After my mother’s death, my sisters and brothers cleaned out the house where she had lived and sent me some of the things that related to me. Among those things were some of my old report cards from both elementary and high school that my mother had saved. While looking through them this morning, I came across the one above from my first year of high school. It was a reminder of the the difficult time I had in my Freshman year.
In elementary school, my grades had always been okay, average or above. I was not a “straight A” student, but I did okay. When I was about to enter high school, I was put in the “university lane” which determined which classes I should take. Among those classes was Latin. I had never taken any language classes before, and I was interested in Roman history, and knew that a lot of English words were based on Latin words, so I was somewhat eager to learn Latin.
That eagerness didn’t last very long, once I had gotten into class. I was almost immediately over my head. The problem was the grammar. I must not have gotten much specific grammar in my elementary classes, because suddenly Mr. Blandford, the Latin teacher, was talking about predicate nominatives and how to deal with them in Latin, and I had never even ever heard of a predicate nominative before.
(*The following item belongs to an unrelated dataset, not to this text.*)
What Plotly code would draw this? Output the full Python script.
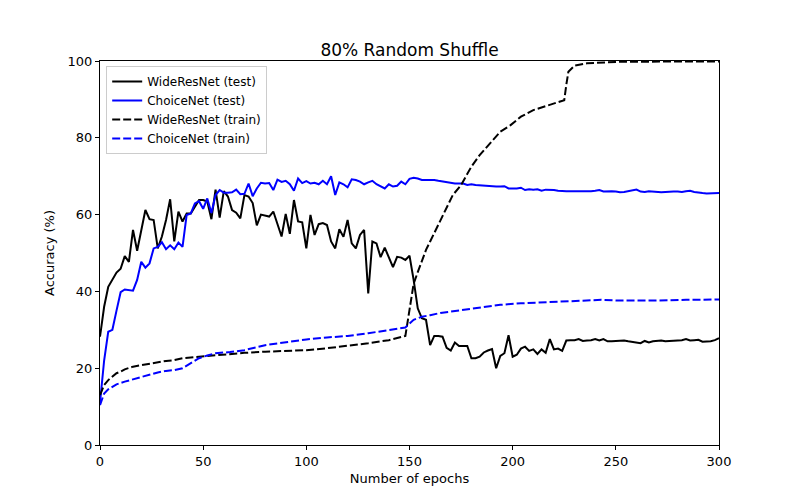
import plotly.graph_objects as go

# test accuracy, read every 2 epochs
epochs_test = list(range(0, 301, 2))

wrn_test = [
    28.2, 36.0, 41.2, 43.0, 44.9, 45.9, 49.2, 47.7, 56.0, 50.6,
    56.0, 61.2, 58.8, 58.6, 51.2, 54.3, 58.6, 64.0, 53.0, 60.8,
    58.2, 60.3, 60.3, 62.0, 63.8, 63.8, 63.4, 58.8, 66.5, 59.2,
    66.1, 64.7, 61.2, 60.5, 59.0, 65.1, 64.7, 63.0, 57.2, 60.0,
    59.7, 59.5, 60.8, 57.8, 54.3, 60.2, 55.0, 63.8, 58.2, 58.0,
    51.2, 59.9, 54.7, 57.5, 57.8, 57.3, 53.0, 51.2, 56.2, 54.2,
    58.6, 52.5, 51.2, 54.7, 56.0, 39.5, 53.0, 52.5, 48.9, 51.4,
    48.6, 46.3, 49.0, 48.8, 48.2, 49.3, 43.0, 35.6, 33.0, 32.6,
    26.0, 28.4, 28.4, 28.2, 25.3, 24.6, 26.7, 25.8, 25.8, 25.8,
    22.6, 22.6, 23.0, 24.1, 24.6, 25.0, 20.0, 23.2, 23.9, 28.6,
    23.0, 23.5, 25.1, 25.6, 24.5, 24.9, 23.7, 24.9, 24.0, 27.6,
    24.9, 25.1, 24.5, 27.2, 27.3, 27.3, 27.6, 27.1, 27.2, 27.3,
    27.6, 27.2, 27.6, 27.0, 27.0, 27.1, 27.2, 27.2, 27.0, 26.8,
    26.7, 26.5, 27.1, 26.7, 27.0, 27.1, 27.2, 27.0, 27.1, 27.2,
    27.3, 27.3, 27.6, 27.2, 27.3, 27.4, 26.9, 26.9, 27.0, 27.3,
    27.8,
]

choice_test = [
    11.0, 22.0, 29.5, 30.0, 35.0, 39.8, 40.5, 40.3, 40.2, 43.0,
    47.7, 46.2, 47.3, 51.2, 51.6, 52.8, 51.0, 52.0, 51.0, 52.7,
    51.6, 59.9, 60.3, 62.9, 63.5, 61.5, 64.2, 60.4, 65.1, 66.4,
    65.7, 65.7, 65.8, 66.5, 65.3, 65.4, 68.1, 64.8, 66.8, 68.3,
    68.1, 68.2, 66.4, 69.1, 68.5, 68.8, 67.9, 66.2, 69.4, 68.2,
    68.7, 68.1, 68.3, 67.9, 68.8, 67.9, 70.0, 65.1, 68.4, 67.9,
    67.1, 69.2, 69.0, 68.6, 67.9, 68.4, 68.8, 67.9, 67.3, 66.8,
    67.9, 67.3, 67.5, 68.6, 67.9, 69.3, 69.6, 69.4, 69.0, 69.0,
    69.0, 69.0, 68.8, 68.6, 68.4, 68.3, 68.1, 68.1, 68.1, 67.7,
    67.9, 67.7, 67.6, 67.6, 67.5, 67.3, 67.3, 67.3, 67.4, 66.8,
    66.8, 66.8, 67.0, 66.4, 66.6, 66.5, 66.6, 66.2, 66.5, 66.5,
    66.4, 66.2, 66.1, 66.1, 66.1, 66.1, 66.1, 66.0, 66.1, 66.1,
    66.2, 66.4, 66.0, 66.1, 66.1, 66.0, 65.8, 65.9, 66.1, 66.2,
    66.5, 66.0, 65.9, 66.1, 66.0, 65.9, 65.8, 65.9, 66.0, 66.0,
    66.0, 65.9, 66.1, 66.2, 65.9, 65.7, 65.6, 65.5, 65.5, 65.5,
    65.6,
]

# train accuracy, smooth curves read at fewer epochs
wrn_train_epochs = [0, 2, 4, 6, 8, 10, 12, 16, 20, 24, 28, 32, 36, 40, 44, 48, 52,
                    60, 70, 80, 90, 100, 110, 120, 130, 140, 146, 148, 150, 152,
                    154, 156, 158, 160, 165, 171, 175, 180, 184, 189, 194, 199,
                    204, 210, 217, 224, 225, 226, 227, 230, 236, 252, 300]
wrn_train = [13.0, 15.6, 16.9, 17.8, 18.7, 19.1, 19.7, 20.4, 20.8, 21.3, 21.5, 21.9,
             22.1, 22.6, 22.8, 23.0, 23.2, 23.6, 24.0, 24.3, 24.5, 24.7, 25.2, 25.8,
             26.5, 27.3, 28.0, 28.4, 35.2, 42.0, 45.0, 48.0, 50.8, 53.0, 58.6, 65.1,
             67.7, 72.5, 75.5, 78.6, 81.6, 83.3, 85.5, 87.2, 88.5, 89.6, 89.8, 93.8,
             97.2, 98.8, 99.4, 99.8, 99.9]

choice_train_epochs = [0, 2, 4, 6, 8, 12, 16, 20, 24, 28, 32, 36, 40, 44, 48, 52, 56,
                       63, 70, 80, 90, 100, 110, 120, 130, 140, 148, 152, 156, 160,
                       165, 175, 184, 194, 204, 214, 223, 233, 243, 252, 268, 284, 300]
choice_train = [10.4, 13.4, 14.5, 15.1, 15.8, 16.5, 17.1, 17.8, 18.4, 18.9, 19.3,
                19.5, 20.0, 21.4, 22.6, 23.3, 23.9, 24.2, 24.7, 26.0, 26.7, 27.5,
                28.0, 28.4, 29.1, 29.9, 30.6, 32.6, 33.4, 33.8, 34.4, 35.1, 35.8,
                36.5, 36.9, 37.1, 37.3, 37.6, 37.8, 37.6, 37.6, 37.8, 37.9]

fig = go.Figure()
fig.add_trace(go.Scatter(x=epochs_test, y=wrn_test, mode="lines", name="WideResNet (test)",
                         line=dict(color="black", width=2)))
fig.add_trace(go.Scatter(x=epochs_test, y=choice_test, mode="lines", name="ChoiceNet (test)",
                         line=dict(color="blue", width=2)))
fig.add_trace(go.Scatter(x=wrn_train_epochs, y=wrn_train, mode="lines", name="WideResNet (train)",
                         line=dict(color="black", width=2, dash="8px,3px")))
fig.add_trace(go.Scatter(x=choice_train_epochs, y=choice_train, mode="lines", name="ChoiceNet (train)",
                         line=dict(color="blue", width=2, dash="8px,3px")))

axis_style = dict(showgrid=False, zeroline=False, showline=True, linecolor="black", linewidth=1,
                  mirror=True, ticks="outside", ticklen=4, tickcolor="black",
                  tickfont=dict(size=13, color="black"))

# page body adds ~8px, so margins are pulled in to land the axes where the reference has them
fig.update_layout(
    width=800, height=500,
    margin=dict(l=92, r=89, t=53, b=63),
    paper_bgcolor="white", plot_bgcolor="white",
    font=dict(family="DejaVu Sans", color="black", size=13),
    title=dict(text="80% Random Shuffle", x=0.5, xref="paper", xanchor="center",
               y=1, yref="paper", yanchor="bottom", pad=dict(b=5), font=dict(size=17)),
    xaxis=dict(range=[0, 300], dtick=50,
               title=dict(text="Number of epochs", standoff=6, font=dict(size=13)), **axis_style),
    yaxis=dict(range=[0, 100], dtick=20,
               title=dict(text="Accuracy (%)", standoff=10, font=dict(size=13)), **axis_style),
    legend=dict(x=0.01, y=0.987, xanchor="left", yanchor="top", bgcolor="white",
                bordercolor="#cccccc", borderwidth=1, font=dict(size=12), tracegroupgap=0,
                itemwidth=30),
    showlegend=True,
)

fig.write_html("out.html")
I was further hampered in Latin class because I was always so tired. The year I entered high school, the school suffered from a huge student population, and to deal with it, they began starting having some classes start at 7:00. Unfortunately for me, that was when my Latin class was. I was just not very wide awake and ready for scholarly pursuits at that time of day. Studies have shown that growing teens just don’t function well early in the morning.
So, I flunked Latin, receiving a big red “F”. It was humiliating to me to be a failure, but fortunately, Latin was the only class I took in high school that gave me such problems.
Flunking Latin was such a huge deal when it happened, and seemed at the time, that my whole life would be ruined by it, but looking back, I see it was just a insignificant bump on the road, and it really mean’t nothing to my life.